AVAILABLE DATA |
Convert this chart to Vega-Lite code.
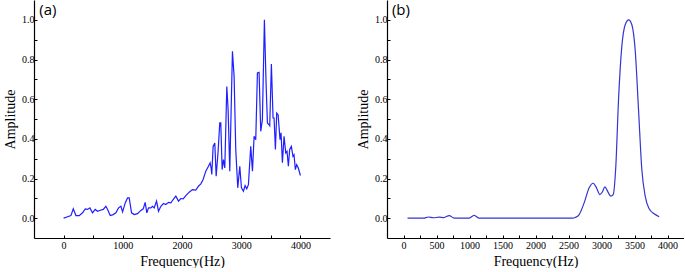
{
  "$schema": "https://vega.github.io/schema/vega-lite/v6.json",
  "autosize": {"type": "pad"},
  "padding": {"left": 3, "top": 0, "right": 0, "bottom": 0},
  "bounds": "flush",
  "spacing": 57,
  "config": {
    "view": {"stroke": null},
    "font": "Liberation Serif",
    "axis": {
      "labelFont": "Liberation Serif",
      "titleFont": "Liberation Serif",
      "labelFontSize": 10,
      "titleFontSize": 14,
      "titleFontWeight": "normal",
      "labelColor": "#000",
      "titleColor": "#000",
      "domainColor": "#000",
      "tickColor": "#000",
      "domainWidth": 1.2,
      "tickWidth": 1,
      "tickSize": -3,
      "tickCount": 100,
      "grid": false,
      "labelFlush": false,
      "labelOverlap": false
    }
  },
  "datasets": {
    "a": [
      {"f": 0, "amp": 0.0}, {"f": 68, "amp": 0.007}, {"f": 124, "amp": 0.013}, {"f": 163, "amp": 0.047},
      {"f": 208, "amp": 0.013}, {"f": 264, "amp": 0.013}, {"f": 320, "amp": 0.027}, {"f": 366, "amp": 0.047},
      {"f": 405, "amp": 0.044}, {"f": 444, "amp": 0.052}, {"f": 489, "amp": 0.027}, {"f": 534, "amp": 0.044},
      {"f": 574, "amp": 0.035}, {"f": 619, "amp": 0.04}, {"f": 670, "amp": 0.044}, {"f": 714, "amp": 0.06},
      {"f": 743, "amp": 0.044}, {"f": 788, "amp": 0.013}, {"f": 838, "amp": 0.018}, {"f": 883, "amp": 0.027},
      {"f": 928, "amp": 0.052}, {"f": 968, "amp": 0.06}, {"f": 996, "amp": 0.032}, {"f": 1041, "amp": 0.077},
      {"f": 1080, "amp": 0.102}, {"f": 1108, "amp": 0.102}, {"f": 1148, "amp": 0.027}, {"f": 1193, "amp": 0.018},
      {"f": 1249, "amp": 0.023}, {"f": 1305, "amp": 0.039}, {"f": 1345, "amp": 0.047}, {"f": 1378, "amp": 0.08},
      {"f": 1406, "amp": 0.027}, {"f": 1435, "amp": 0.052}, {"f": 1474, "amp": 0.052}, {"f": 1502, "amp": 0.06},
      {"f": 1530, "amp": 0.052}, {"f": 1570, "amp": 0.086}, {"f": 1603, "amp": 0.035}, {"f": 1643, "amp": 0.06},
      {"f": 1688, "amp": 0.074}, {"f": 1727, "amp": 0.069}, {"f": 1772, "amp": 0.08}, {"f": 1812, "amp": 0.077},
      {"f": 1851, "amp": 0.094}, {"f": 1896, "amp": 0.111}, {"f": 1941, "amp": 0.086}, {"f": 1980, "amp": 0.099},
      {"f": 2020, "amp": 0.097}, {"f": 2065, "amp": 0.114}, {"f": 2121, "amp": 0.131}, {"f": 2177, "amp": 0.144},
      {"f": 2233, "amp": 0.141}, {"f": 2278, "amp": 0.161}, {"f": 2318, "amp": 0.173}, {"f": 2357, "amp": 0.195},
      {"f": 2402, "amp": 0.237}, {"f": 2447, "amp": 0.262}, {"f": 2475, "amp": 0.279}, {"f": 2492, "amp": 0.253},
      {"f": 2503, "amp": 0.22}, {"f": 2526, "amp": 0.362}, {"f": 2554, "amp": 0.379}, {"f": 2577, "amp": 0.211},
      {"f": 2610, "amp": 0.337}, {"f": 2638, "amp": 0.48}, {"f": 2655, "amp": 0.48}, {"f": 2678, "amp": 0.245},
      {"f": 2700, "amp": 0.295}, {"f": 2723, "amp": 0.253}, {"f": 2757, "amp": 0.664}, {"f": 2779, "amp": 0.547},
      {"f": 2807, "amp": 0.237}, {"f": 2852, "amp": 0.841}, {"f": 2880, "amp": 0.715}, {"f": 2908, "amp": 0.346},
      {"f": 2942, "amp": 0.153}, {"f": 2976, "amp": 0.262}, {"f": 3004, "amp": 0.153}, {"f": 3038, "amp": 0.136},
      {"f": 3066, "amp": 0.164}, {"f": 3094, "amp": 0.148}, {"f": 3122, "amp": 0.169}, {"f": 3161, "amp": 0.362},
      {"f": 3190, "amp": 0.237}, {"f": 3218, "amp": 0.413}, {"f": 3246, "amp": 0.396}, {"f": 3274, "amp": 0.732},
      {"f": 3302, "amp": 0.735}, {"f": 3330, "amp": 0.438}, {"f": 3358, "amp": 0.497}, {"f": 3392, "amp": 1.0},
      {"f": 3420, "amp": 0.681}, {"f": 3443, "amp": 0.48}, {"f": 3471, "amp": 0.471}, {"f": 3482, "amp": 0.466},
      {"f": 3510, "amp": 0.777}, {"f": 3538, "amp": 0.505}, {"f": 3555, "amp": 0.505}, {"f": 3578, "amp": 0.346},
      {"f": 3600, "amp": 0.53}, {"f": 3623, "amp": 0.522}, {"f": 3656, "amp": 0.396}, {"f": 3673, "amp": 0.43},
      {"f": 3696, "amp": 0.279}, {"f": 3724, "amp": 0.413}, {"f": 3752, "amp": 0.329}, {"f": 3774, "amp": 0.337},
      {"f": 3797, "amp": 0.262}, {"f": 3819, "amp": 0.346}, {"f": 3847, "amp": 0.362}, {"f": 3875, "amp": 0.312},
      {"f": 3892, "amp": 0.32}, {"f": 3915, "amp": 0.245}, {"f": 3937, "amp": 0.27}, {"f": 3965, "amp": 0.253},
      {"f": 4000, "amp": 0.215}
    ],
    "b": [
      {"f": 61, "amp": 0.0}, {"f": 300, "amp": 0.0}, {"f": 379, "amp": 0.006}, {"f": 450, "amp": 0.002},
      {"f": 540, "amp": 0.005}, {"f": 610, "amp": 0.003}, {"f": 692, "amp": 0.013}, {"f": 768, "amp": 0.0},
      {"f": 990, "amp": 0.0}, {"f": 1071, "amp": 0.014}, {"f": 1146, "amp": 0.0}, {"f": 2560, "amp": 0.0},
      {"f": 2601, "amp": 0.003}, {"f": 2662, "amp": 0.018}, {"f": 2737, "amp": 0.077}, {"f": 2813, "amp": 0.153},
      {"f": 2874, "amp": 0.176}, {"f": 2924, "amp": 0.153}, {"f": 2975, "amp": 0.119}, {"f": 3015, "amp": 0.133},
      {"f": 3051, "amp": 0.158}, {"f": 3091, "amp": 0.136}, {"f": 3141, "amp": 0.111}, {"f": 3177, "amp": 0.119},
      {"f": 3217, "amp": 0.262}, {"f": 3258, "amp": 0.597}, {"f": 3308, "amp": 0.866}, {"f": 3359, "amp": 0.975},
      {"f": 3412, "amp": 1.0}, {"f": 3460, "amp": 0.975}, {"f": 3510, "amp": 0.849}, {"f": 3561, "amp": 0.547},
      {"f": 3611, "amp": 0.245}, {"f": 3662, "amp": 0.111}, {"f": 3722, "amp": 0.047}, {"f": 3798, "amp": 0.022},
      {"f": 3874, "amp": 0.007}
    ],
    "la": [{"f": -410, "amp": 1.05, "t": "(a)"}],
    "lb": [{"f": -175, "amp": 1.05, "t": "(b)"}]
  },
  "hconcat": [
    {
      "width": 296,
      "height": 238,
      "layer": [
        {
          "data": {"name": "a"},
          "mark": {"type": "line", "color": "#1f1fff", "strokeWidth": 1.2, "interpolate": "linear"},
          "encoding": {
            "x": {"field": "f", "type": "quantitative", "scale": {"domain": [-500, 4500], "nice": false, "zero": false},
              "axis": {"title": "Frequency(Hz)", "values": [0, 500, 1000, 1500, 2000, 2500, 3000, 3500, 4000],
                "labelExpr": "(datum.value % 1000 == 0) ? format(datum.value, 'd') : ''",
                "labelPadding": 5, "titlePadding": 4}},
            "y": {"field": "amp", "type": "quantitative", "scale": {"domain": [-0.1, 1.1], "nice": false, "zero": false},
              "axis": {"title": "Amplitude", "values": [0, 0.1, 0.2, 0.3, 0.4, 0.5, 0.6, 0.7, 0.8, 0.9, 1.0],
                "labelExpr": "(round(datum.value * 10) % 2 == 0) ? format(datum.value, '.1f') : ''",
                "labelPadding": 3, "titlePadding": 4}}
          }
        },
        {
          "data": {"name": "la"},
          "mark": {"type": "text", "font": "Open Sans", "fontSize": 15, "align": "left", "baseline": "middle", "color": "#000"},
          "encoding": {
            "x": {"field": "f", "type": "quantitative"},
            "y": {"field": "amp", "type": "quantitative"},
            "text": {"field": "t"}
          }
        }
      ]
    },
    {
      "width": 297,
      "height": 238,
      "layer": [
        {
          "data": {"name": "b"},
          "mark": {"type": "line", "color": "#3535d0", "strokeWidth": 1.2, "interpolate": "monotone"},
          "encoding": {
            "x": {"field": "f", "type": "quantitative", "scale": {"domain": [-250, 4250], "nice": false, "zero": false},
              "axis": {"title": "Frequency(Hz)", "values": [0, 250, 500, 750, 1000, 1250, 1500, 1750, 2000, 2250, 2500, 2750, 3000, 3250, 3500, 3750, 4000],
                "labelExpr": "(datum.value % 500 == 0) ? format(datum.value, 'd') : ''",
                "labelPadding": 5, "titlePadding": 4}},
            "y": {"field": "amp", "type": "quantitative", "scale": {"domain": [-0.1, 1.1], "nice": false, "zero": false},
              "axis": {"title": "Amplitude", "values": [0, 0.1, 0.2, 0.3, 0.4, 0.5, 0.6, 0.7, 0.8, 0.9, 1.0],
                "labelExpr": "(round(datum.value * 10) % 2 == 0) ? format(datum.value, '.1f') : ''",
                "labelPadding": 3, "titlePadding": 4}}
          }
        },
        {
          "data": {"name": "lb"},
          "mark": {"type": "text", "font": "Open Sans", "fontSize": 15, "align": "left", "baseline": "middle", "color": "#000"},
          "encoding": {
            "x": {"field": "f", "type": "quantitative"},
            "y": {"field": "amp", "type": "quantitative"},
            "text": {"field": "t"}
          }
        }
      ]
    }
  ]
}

---

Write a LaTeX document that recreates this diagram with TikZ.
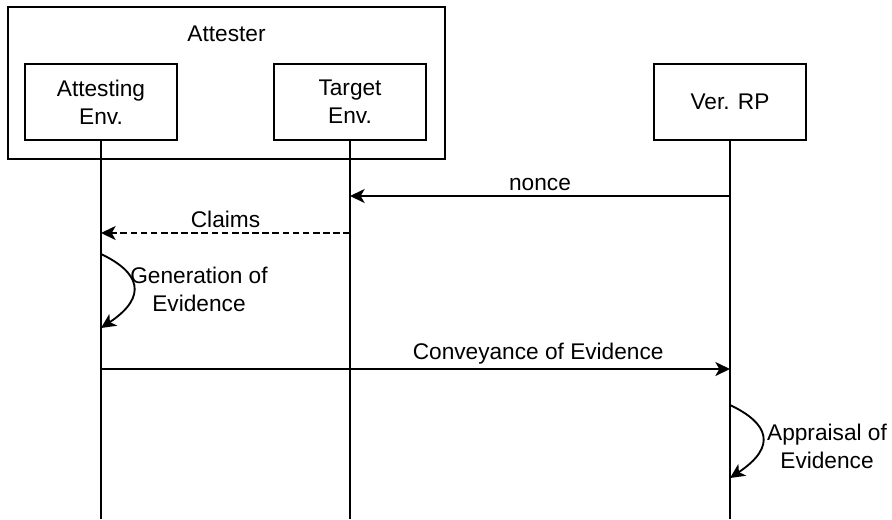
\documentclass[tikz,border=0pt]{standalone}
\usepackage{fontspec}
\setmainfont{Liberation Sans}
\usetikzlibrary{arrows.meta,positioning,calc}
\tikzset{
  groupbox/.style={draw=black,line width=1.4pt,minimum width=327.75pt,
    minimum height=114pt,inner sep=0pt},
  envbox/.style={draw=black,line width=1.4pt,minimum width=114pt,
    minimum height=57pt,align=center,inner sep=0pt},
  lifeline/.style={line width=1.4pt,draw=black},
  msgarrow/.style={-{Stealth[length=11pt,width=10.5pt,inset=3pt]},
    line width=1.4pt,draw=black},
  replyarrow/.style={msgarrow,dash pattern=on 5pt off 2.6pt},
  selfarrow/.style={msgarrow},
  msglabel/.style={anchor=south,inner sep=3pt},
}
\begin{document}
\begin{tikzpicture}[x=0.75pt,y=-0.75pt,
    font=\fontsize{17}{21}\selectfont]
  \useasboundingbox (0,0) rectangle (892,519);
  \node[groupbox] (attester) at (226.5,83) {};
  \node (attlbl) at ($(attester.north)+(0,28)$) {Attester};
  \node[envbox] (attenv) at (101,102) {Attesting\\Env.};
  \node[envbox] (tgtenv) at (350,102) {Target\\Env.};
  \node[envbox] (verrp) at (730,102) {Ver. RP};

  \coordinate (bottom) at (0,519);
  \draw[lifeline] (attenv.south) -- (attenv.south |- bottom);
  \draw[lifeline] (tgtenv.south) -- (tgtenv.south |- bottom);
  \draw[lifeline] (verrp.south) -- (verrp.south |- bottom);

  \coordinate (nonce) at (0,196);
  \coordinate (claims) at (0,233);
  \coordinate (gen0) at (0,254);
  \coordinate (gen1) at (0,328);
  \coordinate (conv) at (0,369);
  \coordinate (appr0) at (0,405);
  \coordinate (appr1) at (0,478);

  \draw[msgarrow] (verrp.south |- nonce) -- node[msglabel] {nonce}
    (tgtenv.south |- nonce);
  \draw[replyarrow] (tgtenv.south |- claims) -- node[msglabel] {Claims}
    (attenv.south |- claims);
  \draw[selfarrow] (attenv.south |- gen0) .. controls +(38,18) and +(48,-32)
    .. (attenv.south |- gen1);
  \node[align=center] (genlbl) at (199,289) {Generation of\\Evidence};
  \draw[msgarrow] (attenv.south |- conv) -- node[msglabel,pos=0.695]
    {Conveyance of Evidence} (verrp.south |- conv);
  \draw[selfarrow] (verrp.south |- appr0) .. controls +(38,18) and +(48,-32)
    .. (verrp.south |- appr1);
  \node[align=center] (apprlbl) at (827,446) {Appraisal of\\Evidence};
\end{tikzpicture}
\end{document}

WHAT IS BEING ASKED | Above are some records. Reproduce the lines from the one with "Write a LaTeX" down to the one with "(verrp) at (730,102)", keeping both, and leave every picture out.

COMPLETE ANSWER |
Write a LaTeX document that recreates this diagram with TikZ.
\documentclass[tikz,border=0pt]{standalone}
\usepackage{fontspec}
\setmainfont{Liberation Sans}
\usetikzlibrary{arrows.meta,positioning,calc}
\tikzset{
  groupbox/.style={draw=black,line width=1.4pt,minimum width=327.75pt,
    minimum height=114pt,inner sep=0pt},
  envbox/.style={draw=black,line width=1.4pt,minimum width=114pt,
    minimum height=57pt,align=center,inner sep=0pt},
  lifeline/.style={line width=1.4pt,draw=black},
  msgarrow/.style={-{Stealth[length=11pt,width=10.5pt,inset=3pt]},
    line width=1.4pt,draw=black},
  replyarrow/.style={msgarrow,dash pattern=on 5pt off 2.6pt},
  selfarrow/.style={msgarrow},
  msglabel/.style={anchor=south,inner sep=3pt},
}
\begin{document}
\begin{tikzpicture}[x=0.75pt,y=-0.75pt,
    font=\fontsize{17}{21}\selectfont]
  \useasboundingbox (0,0) rectangle (892,519);
  \node[groupbox] (attester) at (226.5,83) {};
  \node (attlbl) at ($(attester.north)+(0,28)$) {Attester};
  \node[envbox] (attenv) at (101,102) {Attesting\\Env.};
  \node[envbox] (tgtenv) at (350,102) {Target\\Env.};
  \node[envbox] (verrp) at (730,102) {Ver. RP};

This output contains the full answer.